Pierangelo Sapegno lo scorso 8 maggio su ArtsLife ha aperto un interessante dibattito su Arte e Cultura di Destra. L’argomento è assai attuale, ma deve essere preso dal verso giusto, senza fare di tutta l’erba un fascio – ed è buffo notare quanto sia qui pertinente questa usurata e banalissima espressione.
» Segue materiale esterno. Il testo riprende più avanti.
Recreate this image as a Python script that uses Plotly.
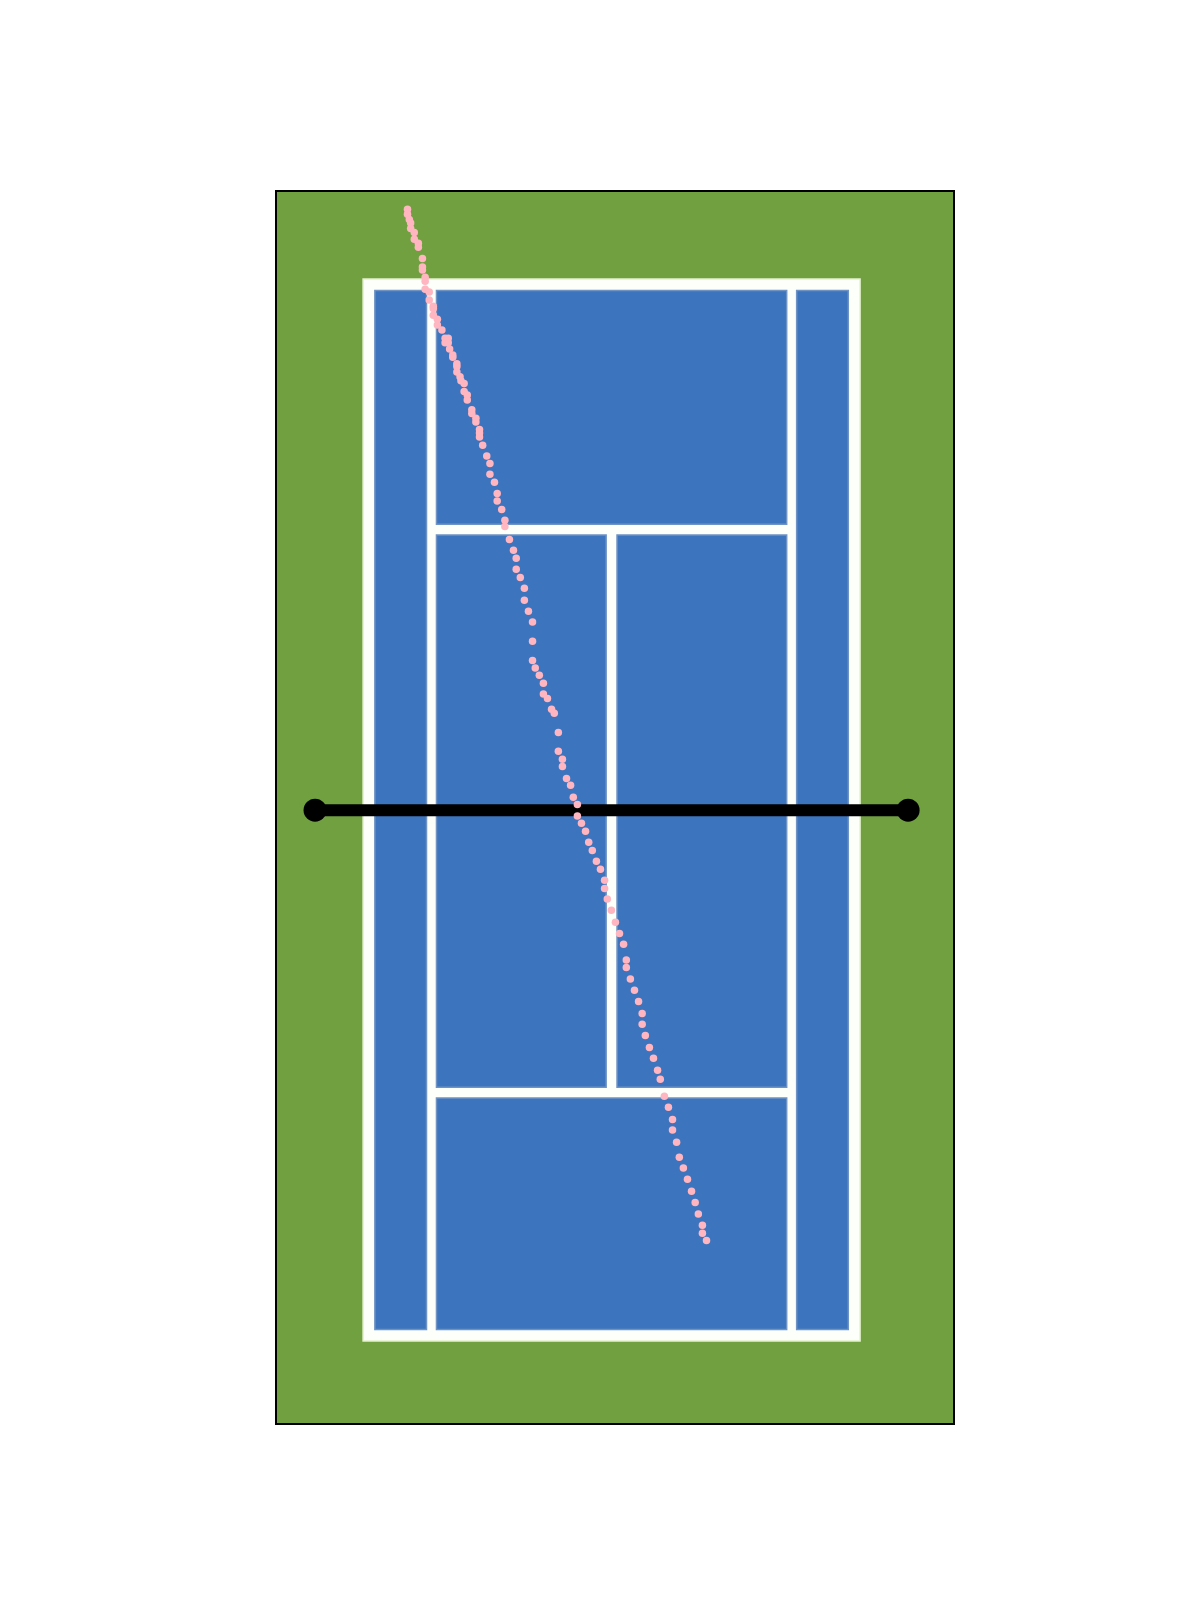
import plotly.graph_objects as go

# Court dimensions (metres) as drawn in the picture
court_width = 10.97
court_length = 23.77
line_w = 0.26
singles_in = 1.40      # outer edge of singles sideline measured from doubles sideline
singles_out = 1.62     # inner edge of singles sideline
centre_lo, centre_hi = 5.365, 5.605
service_low = (5.44, 5.68)
service_high = (18.04, 18.28)

# Net (posts and line)
net_x = [-1.06, 12.03]
net_y = [11.88, 11.88]

# Ball trajectory (metres)
ball_x = [0.98, 0.98, 1.02, 1.05, 1.05, 1.13, 1.13, 1.22, 1.22, 1.31, 1.31, 1.31, 1.37, 1.37, 1.37,
          1.46, 1.46, 1.55, 1.55, 1.55, 1.64, 1.64, 1.74, 1.81, 1.88, 1.81, 1.88, 1.91, 1.98, 1.98,
          2.07, 2.07, 2.07, 2.14, 2.16, 2.23, 2.23, 2.30, 2.30, 2.40, 2.40, 2.49, 2.49, 2.57, 2.57,
          2.57, 2.64, 2.73, 2.80, 2.80, 2.90, 2.96, 2.96, 3.06, 3.13, 3.13, 3.23, 3.32, 3.38, 3.38,
          3.47, 3.56, 3.56, 3.65, 3.74, 3.74, 3.74, 3.80, 3.89, 3.98, 3.98, 4.07, 4.16, 4.22, 4.31,
          4.31, 4.40, 4.40, 4.49, 4.58, 4.64, 4.73, 4.73, 4.82, 4.91, 4.98, 5.06, 5.15, 5.24, 5.33,
          5.33, 5.39, 5.48, 5.57, 5.66, 5.75, 5.81, 5.81, 5.90, 5.99, 6.08, 6.16, 6.16, 6.23, 6.32,
          6.41, 6.50, 6.56, 6.65, 6.74, 6.83, 6.83, 6.92, 6.98, 7.07, 7.16, 7.25, 7.33, 7.40, 7.49,
          7.49, 7.58]
ball_y = [25.33, 25.22, 25.10, 25.02, 24.90, 24.81, 24.66, 24.57, 24.48, 24.23, 24.04, 23.97, 23.81,
          23.72, 23.54, 23.48, 23.30, 23.16, 23.11, 22.96, 22.87, 22.74, 22.63, 22.44, 22.44, 22.34,
          22.34, 22.20, 22.07, 22.02, 21.87, 21.81, 21.69, 21.58, 21.49, 21.43, 21.25, 21.17, 21.06,
          20.84, 20.76, 20.65, 20.57, 20.40, 20.32, 20.23, 20.05, 19.81, 19.64, 19.40, 19.22, 18.97,
          18.80, 18.61, 18.37, 18.23, 17.94, 17.70, 17.52, 17.27, 17.09, 16.85, 16.58, 16.33, 16.09,
          15.66, 15.23, 15.06, 14.90, 14.72, 14.48, 14.38, 14.14, 14.05, 13.62, 13.20, 13.02, 12.86,
          12.59, 12.44, 12.17, 12.01, 11.75, 11.59, 11.41, 11.16, 10.98, 10.74, 10.56, 10.31, 10.13,
          9.89, 9.64, 9.37, 9.12, 8.88, 8.53, 8.36, 8.10, 7.85, 7.60, 7.33, 7.09, 6.84, 6.57, 6.33,
          6.06, 5.86, 5.48, 5.23, 4.96, 4.72, 4.45, 4.11, 3.87, 3.62, 3.35, 3.10, 2.84, 2.59, 2.41,
          2.25]

# Visible extent around the court
x_range = [-1.90, 13.021]
y_range = [-1.835, 25.716]

GREEN = "#70A040"
BLUE = "#3C75BE"
WHITE = "#FDFFFB"

fig = go.Figure()

W, L = court_width, court_length
shapes = []


def rect(x0, x1, y0, y1, color, edge=None):
    shapes.append(dict(type="rect", xref="x", yref="y", x0=x0, x1=x1, y0=y0, y1=y1,
                       fillcolor=color, layer="below",
                       line=dict(width=1.5 if edge else 0, color=edge or color)))


# white lines (whole doubles court)
rect(0, W, 0, L, WHITE, edge="#E4F2CC")
# alleys
rect(line_w, singles_in, line_w, L - line_w, BLUE, edge="#6E93C4")
rect(W - singles_in, W - line_w, line_w, L - line_w, BLUE, edge="#6E93C4")
# back courts
rect(singles_out, W - singles_out, service_high[1], L - line_w, BLUE, edge="#6E93C4")
rect(singles_out, W - singles_out, line_w, service_low[0], BLUE, edge="#6E93C4")
# service boxes
rect(singles_out, centre_lo, service_low[1], service_high[0], BLUE, edge="#6E93C4")
rect(centre_hi, W - singles_out, service_low[1], service_high[0], BLUE, edge="#6E93C4")

# net
fig.add_trace(go.Scatter(x=net_x, y=net_y, mode="lines+markers",
                         line=dict(color="black", width=12),
                         marker=dict(color="black", size=23),
                         hoverinfo="skip", showlegend=False))

# ball trajectory
fig.add_trace(go.Scatter(x=ball_x, y=ball_y, mode="markers",
                         marker=dict(color="#FFB6C1", size=7.5, line=dict(width=0)),
                         showlegend=False))

# page body adds an 8 px margin, so the figure is sized to fit inside it
fig.update_layout(
    width=1184, height=1584,
    margin=dict(l=269, r=239, t=184, b=169),
    paper_bgcolor="white",
    plot_bgcolor=GREEN,
    shapes=shapes,
    showlegend=False,
)
axis_common = dict(showgrid=False, zeroline=False, showticklabels=False, ticks="",
                   showline=True, linecolor="black", linewidth=2, mirror=True,
                   fixedrange=True)
fig.update_xaxes(range=x_range, **axis_common)
fig.update_yaxes(range=y_range, **axis_common)

fig.write_html("out.html")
La questione è piuttosto complessa e, a mio avviso, va esplorata nell’ambito di un dibattito sempre aperto, ovvero sui rapporti fra Politica e Cultura. In verità è la storia di un problema del ‘900, affrontato a suo modo da Karl Marx tramite il Manifesto del Partito Comunista. Tutto era già stato già predisposto, e con grande efficacia, dal filosofo Hegel con lo Storicismo basato sulla triade di Tesi-Antitesi-Sintesi. Da qui il manicheismo degli opposti Destra-Sinistra, e dunque l’intingolo argomentativo del Manifesto di Marx.
Nel dissolvimento delle emozioni, la Destra di oggi è erede ormai lontanissima del Nazi-Fascismo e dai filosofi nazionali d’appoggio. La Sinistra a sua volta si è attribuita molta parte del merito di vincitore della Seconda Guerra Mondiale; da qui il termine Destra usato come una clave contro chiunque non sia DOC, ossia di Denominazione d’Origine Controllata. Ed ecco perché il Ministro della Cultura Sangiuliano ha voluto assumere Dante Alighieri come modello primario della Cultura di Destra. Mentre nella Sinistra nessuno parla più di Antonio Gramsci.
Nell’immediato dopoguerra la Cultura della Destra non poteva esprimere alcun capo fondatore. Chi? Giorgio Almirante, segretario politico del M.S.I. già capo redattore della Difesa della Razza? Intanto la Cultura del P.C.I era gestita da Palmiro Togliatti, allineato alle disposizioni autoritarie di Mosca nell’applicazione dell’estetica e dei contenuti del Realismo Socialista; ma non solo: dal 1945, grazie all’astuzia di Togliatti, il Partito Comunista ha collocato nei suoi ranghi un numero considerevole di Redenti, come recita il titolo di un libro perfetto scritto anni fa da Mirella Serri. La scrittrice rivela l’approdo di un largo ventaglio di intellettuali già aderenti al Fascismo, accolti in massa in Via delle Botteghe Scure, a Roma. Qualche nome? Ma sì: Carlo Giulio Argan, Cesare Brandi, Renato Guttuso, Elio Vittorini, Vasco Pratolini, Carlo Muscetta, e tanti altri fascisti innocui; ai quali aggiungo le anime belle che nel 1938 avevano occupato le cattedre universitarie lasciate libere dagli ebrei cacciati dalle Leggi Razziali.
Fra loro – circa 250 dei quali nessuno parla mai – l’onoratissimo defunto Norberto Bobbio. Solo Benedetto Croce e Gaetano De Sanctis si rifiutarono di rapinare i colleghi ebrei, e non appartenevano certo alla Sinistra. Oggi, a mio parere l’epidermide delle due fazioni non è né nera né rossa bensì, forse per fortuna, del tutto incolore nell’ampia piazza della Democrazia Rappresentativa sancita dalla nostra Costituzione, che non mi stancherò mai di lodare e sostenere.
A suo modo la Destra attuale è struggente; il vuoto in cui si trova dipende anche dal fatto che la Cultura, quella vera, identifica la sua missione nel Dubbio. Al contrario, la Politica deve necessariamente optare per la strategia della Certezza, quella che funzione meglio a furor di popolo. Rappresentano due opposti lungo un percorso parallelo. Ma non devono scambiarsi il ruolo. Su questo abbiamo già dato lacrime e sangue.